Messaging pattern

Messaging patterns help in connecting services in a loosely coupled manner. What it means is that services never talk to each other directly. Instead, a service generates and sends a message to a broker (generally a queue) and any other service that is interested in that message can pick it up and process it. We can use Bus or Queue for implementing the messaging pattern.

Messaging systems by default guarantee at least once delivery but they might deliver a message more than once and for such issues we should tailor our queues as such.

Queue is based on the FIFO model so items in the queue are ordered and they get removed after de-queueing. Bus is based on the pub/sub model and there is no guarantee of the order of items and items in the bus should not be deleted after consumption. In Bus all subscribers will receive the message.

Azure Service Bus and AWS SQS have combined some features of queue and bus so we cannot exactly say that Azure Service Bus is a "Bus" since it supports the queue model as well or we cannot say that AWS SQS is a "Queue" since the messages could be not FIFO.

In a pure queue if two consumers want to use a message from a producer, then we need to have two separate queues for each consumer since the message will be deleted after being consumed by consumers. We can easily understand that adding new consumers to the system needs updating the code for adding a new queue and updating the publisher code to send the message to this new queue. This approach violates the Open/Closed Principle. So basically when we talk about message queues there is a 1:1 relationship between consumers and queues.

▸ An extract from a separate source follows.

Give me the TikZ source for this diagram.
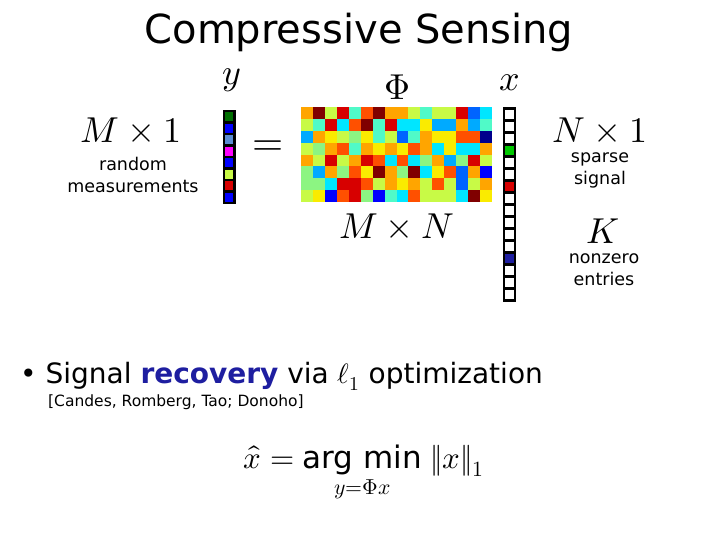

In message buses, unlike queues, messages are published to the bus, and any application that has subscribed to that bus will receive it. This approach allows applications to follow the open/closed principle since they become open to future changes while remaining closed to additional modification.

If we want to design a resilient system in which entities are decoupled and work independently even if one of them is offline we can combine queue and bus with the fan-out model. In this model, the producer publishes messages to a bus and each application creates a queue and subscribes to that bus. With this separation, the consumer is not bound directly to the producer and can process messages at its own pace. On the other hand, we are not limited to one consumer since each new consumer can subscribe to the bus.

Queue-based levelling pattern

There are times when the load on an application cannot be determined at all times. Although there is consistent and predictable demand for an application most of the time, there are times when this load can go very high leading to failure of service or providing reduced performance or non-availability. Queue-based load levelling pattern can help during such scenarios. The queue acts as a highly available and durable temporary storage that then sends messages to service at a controlled speed thereby reducing disruption at the service end. This pattern ensures that there is no unnecessary scaling up and out of resources by provisioning more instances to meet higher service demand. It has a direct impact on cost as well due to predictable usage and instances of resources.


The messages in RabbitMQ are not persistent which means messages are stored only until a receiving application receives the message in the queue. Once the message is acknowledged, it gets removed from the queue.

RabbitMQ natively supports AMQP protocol which allows you to replace your RabbitMQ broker with any AMQP-based broker.

Messages are not published directly to a queue. Instead, the producer sends messages to an exchange. Exchanges are message routing agents which are responsible for routing the messages to different queues with the help of header attributes, bindings, and routing keys. A binding is a link that you set up to bind a queue to an exchange. The routing key is a message attribute the exchange looks at when deciding how to route the message to queues. For example, you create a binding between an exchange and a queue using a binding key of pdf_create. Now if the exchange receives a message in which its routing key is pdf_create it knows that it should be sent to the queue with the binding key of pdf_create. There are other exchange models like "Topic Exchange" which uses wildcard routes for sending the messages to the queues or "Fan-out Exchange" which simply ignores the routing and publishes messages to all the queues.

Apache Kafka

The message queue in Kafka is persistent. Messages will stay in the queue until the retention period is passed or the queue size is full. Which means the message is not removed once it's consumed. Instead, it can be replayed or consumed multiple times, which is a setting that can be adjusted.

Kafka uses a custom protocol, on top of TCP/IP for communication between the application and the cluster so it cannot be replaced with another messaging queue since it's the only software implementing this protocol.